Master Artist Sets: the palette as a foundation of thought
When an artist works for many years, their choices begin to repeat themselves. Not out of habit, but out of necessity. Certain colors return again and again. Certain mixes prove reliably effective. Certain pigments are consciously avoided. Over time, this repetition is not a limitation — it is clarification.
Master Artist Sets emerge precisely from this process. They are not theoretical palettes, nor were they designed to be “complete.” They are a record of a working method that has already been tested on paper, in real conditions, through failures, corrections, and repetition. They are the colors an artist actually uses, because they serve the way they see and interpret the world.
Some artists organize their work around structure and narrative. Others around atmosphere. Others around control, and others around flow.
For the end user, the value of a Master Artist Set does not lie in “painting like” the artist. It lies in starting from a palette that already has internal coherence. A palette in which the colors have a reason to exist next to one another. This allows someone who does not yet have the knowledge or experience to design such a cohesive palette on their own to work within a tested framework and to observe how choices influence the outcome.
In this section, I focus on artists who use the palette as a structural tool: to organize space, to convey light, to narrate place and experience. Artists who build their work through conscious mixing, balance, and control — not to restrict expression, but to support it.

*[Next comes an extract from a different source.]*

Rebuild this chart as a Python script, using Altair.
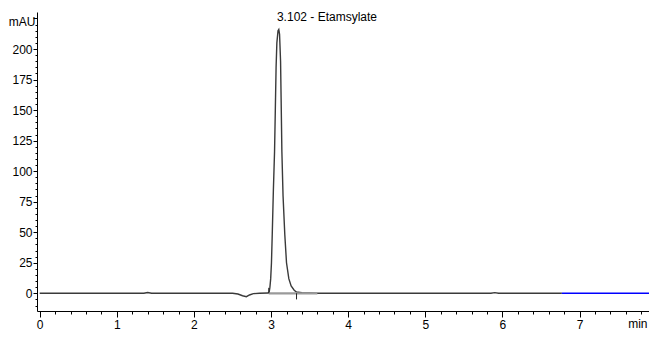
import altair as alt
import pandas as pd

# Chromatogram trace (time in min, signal in mAU)
trace_time = [0.0, 1.35, 1.40, 1.45, 2.50, 2.57, 2.63, 2.68, 2.72, 2.77, 2.85, 2.96,
              2.975, 2.985, 2.995, 3.005, 3.015, 3.03, 3.045, 3.055, 3.065, 3.075,
              3.09, 3.10, 3.11, 3.123, 3.13, 3.14, 3.155, 3.178, 3.20, 3.23, 3.26,
              3.30, 3.33, 3.40, 3.60, 5.85, 5.90, 5.95, 6.77]
trace_value = [0.0, 0.0, 0.6, 0.0, 0.0, -0.6, -2.0, -2.8, -1.4, -0.3, 0.0, 0.2,
               0.8, 5.0, 12.0, 25.0, 48.0, 85.0, 116.0, 150.0, 185.0, 205.0,
               215.0, 216.0, 212.0, 190.0, 160.0, 116.0, 80.0, 48.0, 25.0, 12.0, 6.0,
               2.5, 1.0, 0.4, 0.0, 0.0, 0.5, 0.0, 0.0]

# Blue tail segment (end of run)
tail_time = [6.77, 7.90]
tail_value = [0.0, 0.0]

# Integration baseline (grey) and its start / end markers
base_time = [2.97, 3.60]
base_value = [0.0, 0.0]
marker_time = [2.97, 3.33]
marker_lo = [0.0, -5.0]
marker_hi = [4.5, 0.0]

# Peak annotation
peak_time = [3.102]
peak_value = [216.0]
peak_label = ["3.102 - Etamsylate"]

x_ticks = [round(i * 0.2, 1) for i in range(0, 40)]
y_ticks = list(range(-10, 230, 5))

FONT = "Liberation Sans, Arial"

trace_df = pd.DataFrame({"t": trace_time, "v": trace_value})
tail_df = pd.DataFrame({"t": tail_time, "v": tail_value})
base_df = pd.DataFrame({"t": base_time, "v": base_value})
marker_df = pd.DataFrame({"t": marker_time, "lo": marker_lo, "hi": marker_hi})
peak_df = pd.DataFrame({"t": peak_time, "v": peak_value, "label": peak_label})

x_scale = alt.Scale(domain=[-0.035, 7.90], nice=False, zero=False)
y_scale = alt.Scale(domain=[-14.5, 230.3], nice=False, zero=False)

x_axis = alt.Axis(
    values=x_ticks,
    labelExpr="(abs(datum.value - round(datum.value)) < 0.001) ? format(datum.value, 'd') : ''",
    tickSize={"expr": "(abs(datum.value - round(datum.value)) < 0.001) ? 6 : 3"},
    labelOverlap=False,
    labelBound=False,
    labelFlush=False,
    grid=False,
    domainColor="#000000",
    tickColor="#000000",
    labelColor="#000000",
    labelFont=FONT,
    labelFontSize=12,
    labelPadding=2,
    title="min",
    titleFont=FONT,
    titleFontSize=12,
    titleFontWeight="normal",
    titleColor="#000000",
    titleAnchor="end",
    titleAlign="right",
    titleBaseline="alphabetic",
    titleX=610,
    titleY=16,
)

y_axis = alt.Axis(
    values=y_ticks,
    labelExpr="(datum.value % 25 === 0 && datum.value >= 0 && datum.value <= 200) ? format(datum.value, 'd') : ''",
    tickSize={"expr": "(datum.value % 25 === 0) ? 4 : 2"},
    labelOverlap=False,
    labelBound=False,
    labelFlush=False,
    grid=False,
    domainColor="#000000",
    tickColor="#000000",
    labelColor="#000000",
    labelFont=FONT,
    labelFontSize=12,
    labelPadding=1,
    title="mAU",
    titleFont=FONT,
    titleFontSize=12,
    titleFontWeight="normal",
    titleColor="#000000",
    titleAngle=0,
    titleAlign="right",
    titleBaseline="middle",
    titleX=-2,
    titleY=9,
)

X = lambda f: alt.X(f, type="quantitative", scale=x_scale, axis=x_axis)
Y = lambda f: alt.Y(f, type="quantitative", scale=y_scale, axis=y_axis)

base = alt.Chart(base_df).mark_line(color="#9a9a9a", strokeWidth=2.2).encode(
    x=X("t"), y=Y("v"),
)

trace = alt.Chart(trace_df).mark_line(color="#3a3a3a", strokeWidth=1.4).encode(
    x=X("t"), y=Y("v"), order="t:Q",
)

tail = alt.Chart(tail_df).mark_line(color="#0000ff", strokeWidth=1.4).encode(
    x=X("t"), y=Y("v"),
)

markers = alt.Chart(marker_df).mark_rule(color="#222222", strokeWidth=1).encode(
    x=X("t"), y=Y("lo"), y2="hi:Q",
)

label = alt.Chart(peak_df).mark_text(
    align="left", baseline="bottom", dx=-2, dy=-5,
    font=FONT, fontSize=12, color="#000000",
).encode(
    x=X("t"), y=Y("v"), text="label:N",
)

chart = alt.layer(trace, base, tail, markers, label).properties(
    width=612,
    height=299,
    padding={"left": 29, "top": 4, "right": 0, "bottom": 19},
    autosize=alt.AutoSizeParams(type="none"),
    background="#ffffff",
).configure_view(stroke=None)

chart.save("out.html", embed_options={"renderer": "svg", "actions": False})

Jean Haines – color as movement
Jean Haines works with instinct, flow, and boldness. Her work is not built through strict control, but through feeling. Her palettes include intense, often unpredictable colors that “push” against one another on the paper.
For the artist working with these sets, the experience is not technical; it is liberating. You learn to trust color and to leave space for chance.

George Politis – light, place, and mixing
In George Politis’s work, light and atmosphere come before detail. His palettes are based on clean blues, warm earth tones, and granulating pigments designed for mixing directly on the paper.
They do not show you what to paint, but how to build depth with limited means.

Jansen Chow – the rhythm of the city
Urban sketching, night scenes, intensity, and contrast. Jansen Chow’s palettes reflect an artist who works quickly, with clarity and a strong sense of space. The colors collaborate to convey atmosphere without excess, showing how a few well-chosen pigments can describe an entire world.

Angus McEwan – texture and weight
Angus McEwan works with body, texture, and granulation. His palettes are filled with earthy tones, neutrals, and heavy blues that “sit” on the paper.
Here, color is not surface, but material. And this radically changes the way you think about painting.
The palette as dialogue, not as limitation
The most beautiful aspect of the Master Sets is that they do not limit you. They challenge you.
They place you in dialogue with another way of seeing. They force you to think about mixes differently, to work with colors you might not have chosen on your own, to trust relationships between pigments.
Somewhere in that process, your own voice begins to form.
Not because you “learned” from someone else, but because you passed through the experience. The Master Set becomes a passage — not a destination.
And in the end…
Every artwork remains unique. Not because the palette changed, but because the gaze changed.
Master Artist Sets do not exist to make us all the same. They exist to remind us that color has character, and that art often begins with seeing the world just a little differently.